* **Exercise aim**
Take the records below from their first line to the line with "import pandas as pd", and restate those lines word for word.

* **Given data**
◆ ◆ ◆ ◆ ◆ ◆ ◆
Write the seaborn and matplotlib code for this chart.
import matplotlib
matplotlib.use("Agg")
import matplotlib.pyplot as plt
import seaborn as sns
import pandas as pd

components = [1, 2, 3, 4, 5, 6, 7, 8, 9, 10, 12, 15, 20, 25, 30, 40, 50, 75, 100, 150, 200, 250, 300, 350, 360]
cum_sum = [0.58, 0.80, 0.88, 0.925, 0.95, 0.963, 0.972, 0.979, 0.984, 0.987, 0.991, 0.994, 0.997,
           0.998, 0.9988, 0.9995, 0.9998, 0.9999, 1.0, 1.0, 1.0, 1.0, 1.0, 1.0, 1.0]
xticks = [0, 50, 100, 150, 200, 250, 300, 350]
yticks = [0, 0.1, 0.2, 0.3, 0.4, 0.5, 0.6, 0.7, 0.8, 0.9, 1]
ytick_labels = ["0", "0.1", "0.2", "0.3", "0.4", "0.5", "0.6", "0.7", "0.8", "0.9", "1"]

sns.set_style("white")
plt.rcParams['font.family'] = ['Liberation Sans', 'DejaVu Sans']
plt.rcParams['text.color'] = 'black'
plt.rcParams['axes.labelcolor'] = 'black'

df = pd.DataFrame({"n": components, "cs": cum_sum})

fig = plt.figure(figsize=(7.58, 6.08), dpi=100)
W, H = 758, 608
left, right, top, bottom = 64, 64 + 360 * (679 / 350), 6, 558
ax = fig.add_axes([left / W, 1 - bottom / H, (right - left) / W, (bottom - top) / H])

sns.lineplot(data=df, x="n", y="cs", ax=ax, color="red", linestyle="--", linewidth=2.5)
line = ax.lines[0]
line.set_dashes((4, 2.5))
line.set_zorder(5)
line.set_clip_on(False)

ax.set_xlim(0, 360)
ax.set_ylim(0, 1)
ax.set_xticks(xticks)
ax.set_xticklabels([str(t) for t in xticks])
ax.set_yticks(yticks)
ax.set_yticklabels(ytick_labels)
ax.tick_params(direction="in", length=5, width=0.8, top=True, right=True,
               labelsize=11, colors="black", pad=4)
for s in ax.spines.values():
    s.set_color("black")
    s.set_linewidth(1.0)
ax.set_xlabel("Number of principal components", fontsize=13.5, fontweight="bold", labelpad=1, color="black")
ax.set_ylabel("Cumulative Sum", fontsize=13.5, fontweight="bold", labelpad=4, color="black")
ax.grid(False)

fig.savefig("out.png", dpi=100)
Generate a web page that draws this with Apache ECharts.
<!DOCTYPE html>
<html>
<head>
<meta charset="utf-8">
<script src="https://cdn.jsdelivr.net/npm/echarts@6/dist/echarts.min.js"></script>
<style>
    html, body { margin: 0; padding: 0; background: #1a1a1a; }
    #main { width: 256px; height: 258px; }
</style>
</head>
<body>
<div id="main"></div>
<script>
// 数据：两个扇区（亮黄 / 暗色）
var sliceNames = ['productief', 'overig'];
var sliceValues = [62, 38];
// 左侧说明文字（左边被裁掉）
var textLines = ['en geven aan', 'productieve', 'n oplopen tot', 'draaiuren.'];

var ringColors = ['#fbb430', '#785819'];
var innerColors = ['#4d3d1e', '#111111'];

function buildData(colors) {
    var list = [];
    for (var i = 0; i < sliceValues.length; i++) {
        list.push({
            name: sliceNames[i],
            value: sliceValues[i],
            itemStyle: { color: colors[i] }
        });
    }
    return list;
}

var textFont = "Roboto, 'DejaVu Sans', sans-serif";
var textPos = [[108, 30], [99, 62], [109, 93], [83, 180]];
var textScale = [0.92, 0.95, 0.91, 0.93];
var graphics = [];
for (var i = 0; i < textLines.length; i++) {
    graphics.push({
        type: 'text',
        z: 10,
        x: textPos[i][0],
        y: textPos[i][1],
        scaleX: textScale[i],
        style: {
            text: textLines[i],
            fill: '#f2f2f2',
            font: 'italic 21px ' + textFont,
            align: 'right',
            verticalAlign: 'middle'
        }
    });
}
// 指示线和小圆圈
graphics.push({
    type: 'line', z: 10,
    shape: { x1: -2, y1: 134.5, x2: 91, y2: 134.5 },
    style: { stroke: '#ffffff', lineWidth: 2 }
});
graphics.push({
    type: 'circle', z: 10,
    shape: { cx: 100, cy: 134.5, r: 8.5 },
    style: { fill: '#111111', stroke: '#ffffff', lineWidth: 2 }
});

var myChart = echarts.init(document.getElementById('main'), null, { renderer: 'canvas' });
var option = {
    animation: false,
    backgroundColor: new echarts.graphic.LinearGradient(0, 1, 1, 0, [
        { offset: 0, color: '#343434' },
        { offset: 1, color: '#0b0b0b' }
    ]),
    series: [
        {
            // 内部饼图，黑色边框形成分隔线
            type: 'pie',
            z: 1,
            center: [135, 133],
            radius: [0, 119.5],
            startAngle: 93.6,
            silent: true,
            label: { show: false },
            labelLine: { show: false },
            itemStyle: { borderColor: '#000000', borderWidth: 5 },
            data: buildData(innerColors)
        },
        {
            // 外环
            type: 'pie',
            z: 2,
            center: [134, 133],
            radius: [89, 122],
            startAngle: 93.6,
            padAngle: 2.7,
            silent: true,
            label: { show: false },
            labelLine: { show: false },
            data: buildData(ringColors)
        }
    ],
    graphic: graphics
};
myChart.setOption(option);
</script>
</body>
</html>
◆ ◆ ◆ ◆ ◆ ◆ ◆
* **Response**
Write the seaborn and matplotlib code for this chart.
import matplotlib
matplotlib.use("Agg")
import matplotlib.pyplot as plt
import seaborn as sns
import pandas as pd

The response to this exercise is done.